→ RAW DATA:
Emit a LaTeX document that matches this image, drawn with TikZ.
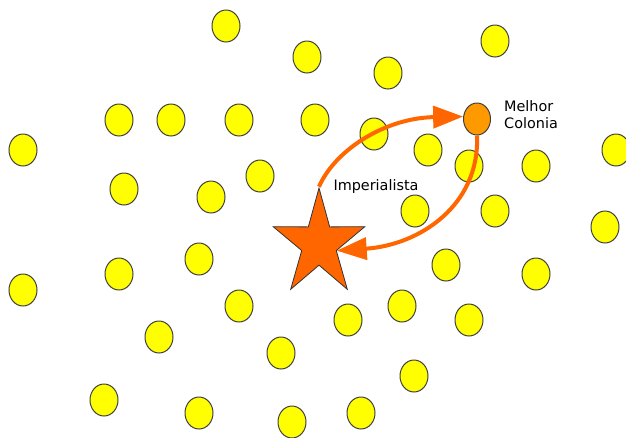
\documentclass[tikz,border=0pt]{standalone}
\usepackage{fontspec}
\setmainfont{DejaVu Sans}
\usepackage{tikz}
\usetikzlibrary{shapes.geometric}
\usetikzlibrary{positioning}
\usetikzlibrary{arrows.meta}
\definecolor{starorange}{HTML}{FF6600}
\definecolor{bestorange}{HTML}{FF9900}
\definecolor{dotyellow}{HTML}{FFFF00}
\tikzstyle{line} = [draw, starorange, line width=4pt,
-{Triangle[length=30pt,width=22pt]}]
\begin{document}
\begin{tikzpicture}[x=1pt, y=-1pt,
	every node/.style={font=\fontsize{14.4}{17}\selectfont},
	colony/.style={ellipse, draw=black!75, line width=1pt,
	fill=dotyellow, minimum width=28pt, minimum height=32pt, inner sep=0pt}]
	\useasboundingbox (0,0) rectangle (626,437);
	%% Colonies
	\node [colony] (C1) at (226,26) {};
	\node [colony] (C2) at (307,57) {};
	\node [colony] (C3) at (388,73) {};
	\node [colony] (C4) at (495,41) {};
	\node [colony] (C5) at (119,120) {};
	\node [colony] (C6) at (171,120) {};
	\node [colony] (C7) at (239,120) {};
	\node [colony] (C8) at (315,120) {};
	\node [colony] (C9) at (374,134) {};
	\node [colony] (C10) at (23,150) {};
	\node [colony] (C11) at (428,150) {};
	\node [colony] (C12) at (469,166) {};
	\node [colony] (C13) at (536,166) {};
	\node [colony] (C14) at (616,150) {};
	\node [colony] (C15) at (124,189) {};
	\node [colony] (C16) at (211,197) {};
	\node [colony] (C17) at (260,176) {};
	\node [colony] (C18) at (415,211) {};
	\node [colony] (C19) at (495,211) {};
	\node [colony] (C20) at (605,227) {};
	\node [colony] (C21) at (199,259) {};
	\node [colony] (C22) at (119,274) {};
	\node [colony] (C23) at (23,290) {};
	\node [colony] (C24) at (446,265) {};
	\node [colony] (C25) at (536,274) {};
	\node [colony] (C26) at (239,306) {};
	\node [colony] (C27) at (348,320) {};
	\node [colony] (C28) at (402,306) {};
	\node [colony] (C29) at (469,320) {};
	\node [colony] (C30) at (159,337) {};
	\node [colony] (C31) at (281,353) {};
	\node [colony] (C32) at (414,376) {};
	\node [colony] (C33) at (104,400) {};
	\node [colony] (C34) at (199,413) {};
	\node [colony] (C35) at (292,422) {};
	\node [colony] (C36) at (361,413) {};
	%% Best colony and imperialist
	\node [colony, fill=bestorange, minimum width=27pt] (best) at (477,119) {};
	\node [star, star points=5, star point ratio=2.65, minimum size=112pt,
	inner sep=0pt, xscale=0.86, draw=black!80, line width=0.8pt,
	fill=starorange] (imp) at (319,244) {};
	%% Labels
	\node (lblimp) at (376,187) {Imperialista};
	\node [right=11pt of best, align=left, inner sep=2pt, yshift=4pt]
	(lblbest) {Melhor\\Colonia};
	%% Arrows
	\path [line] (imp.outer point 1) .. controls (335,150) and (385,118) .. (best.170);
	\path [line] (best.south) .. controls (480,205) and (420,245) .. (imp.inner point 4);
\end{tikzpicture}
\end{document}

→ STATED GOAL: Reproduce the material in its entirety and word for word, without the pictures.

→ THE RESULT:
Emit a LaTeX document that matches this image, drawn with TikZ.
\documentclass[tikz,border=0pt]{standalone}
\usepackage{fontspec}
\setmainfont{DejaVu Sans}
\usepackage{tikz}
\usetikzlibrary{shapes.geometric}
\usetikzlibrary{positioning}
\usetikzlibrary{arrows.meta}
\definecolor{starorange}{HTML}{FF6600}
\definecolor{bestorange}{HTML}{FF9900}
\definecolor{dotyellow}{HTML}{FFFF00}
\tikzstyle{line} = [draw, starorange, line width=4pt,
-{Triangle[length=30pt,width=22pt]}]
\begin{document}
\begin{tikzpicture}[x=1pt, y=-1pt,
	every node/.style={font=\fontsize{14.4}{17}\selectfont},
	colony/.style={ellipse, draw=black!75, line width=1pt,
	fill=dotyellow, minimum width=28pt, minimum height=32pt, inner sep=0pt}]
	\useasboundingbox (0,0) rectangle (626,437);
	%% Colonies
	\node [colony] (C1) at (226,26) {};
	\node [colony] (C2) at (307,57) {};
	\node [colony] (C3) at (388,73) {};
	\node [colony] (C4) at (495,41) {};
	\node [colony] (C5) at (119,120) {};
	\node [colony] (C6) at (171,120) {};
	\node [colony] (C7) at (239,120) {};
	\node [colony] (C8) at (315,120) {};
	\node [colony] (C9) at (374,134) {};
	\node [colony] (C10) at (23,150) {};
	\node [colony] (C11) at (428,150) {};
	\node [colony] (C12) at (469,166) {};
	\node [colony] (C13) at (536,166) {};
	\node [colony] (C14) at (616,150) {};
	\node [colony] (C15) at (124,189) {};
	\node [colony] (C16) at (211,197) {};
	\node [colony] (C17) at (260,176) {};
	\node [colony] (C18) at (415,211) {};
	\node [colony] (C19) at (495,211) {};
	\node [colony] (C20) at (605,227) {};
	\node [colony] (C21) at (199,259) {};
	\node [colony] (C22) at (119,274) {};
	\node [colony] (C23) at (23,290) {};
	\node [colony] (C24) at (446,265) {};
	\node [colony] (C25) at (536,274) {};
	\node [colony] (C26) at (239,306) {};
	\node [colony] (C27) at (348,320) {};
	\node [colony] (C28) at (402,306) {};
	\node [colony] (C29) at (469,320) {};
	\node [colony] (C30) at (159,337) {};
	\node [colony] (C31) at (281,353) {};
	\node [colony] (C32) at (414,376) {};
	\node [colony] (C33) at (104,400) {};
	\node [colony] (C34) at (199,413) {};
	\node [colony] (C35) at (292,422) {};
	\node [colony] (C36) at (361,413) {};
	%% Best colony and imperialist
	\node [colony, fill=bestorange, minimum width=27pt] (best) at (477,119) {};
	\node [star, star points=5, star point ratio=2.65, minimum size=112pt,
	inner sep=0pt, xscale=0.86, draw=black!80, line width=0.8pt,
	fill=starorange] (imp) at (319,244) {};
	%% Labels
	\node (lblimp) at (376,187) {Imperialista};
	\node [right=11pt of best, align=left, inner sep=2pt, yshift=4pt]
	(lblbest) {Melhor\\Colonia};
	%% Arrows
	\path [line] (imp.outer point 1) .. controls (335,150) and (385,118) .. (best.170);
	\path [line] (best.south) .. controls (480,205) and (420,245) .. (imp.inner point 4);
\end{tikzpicture}
\end{document}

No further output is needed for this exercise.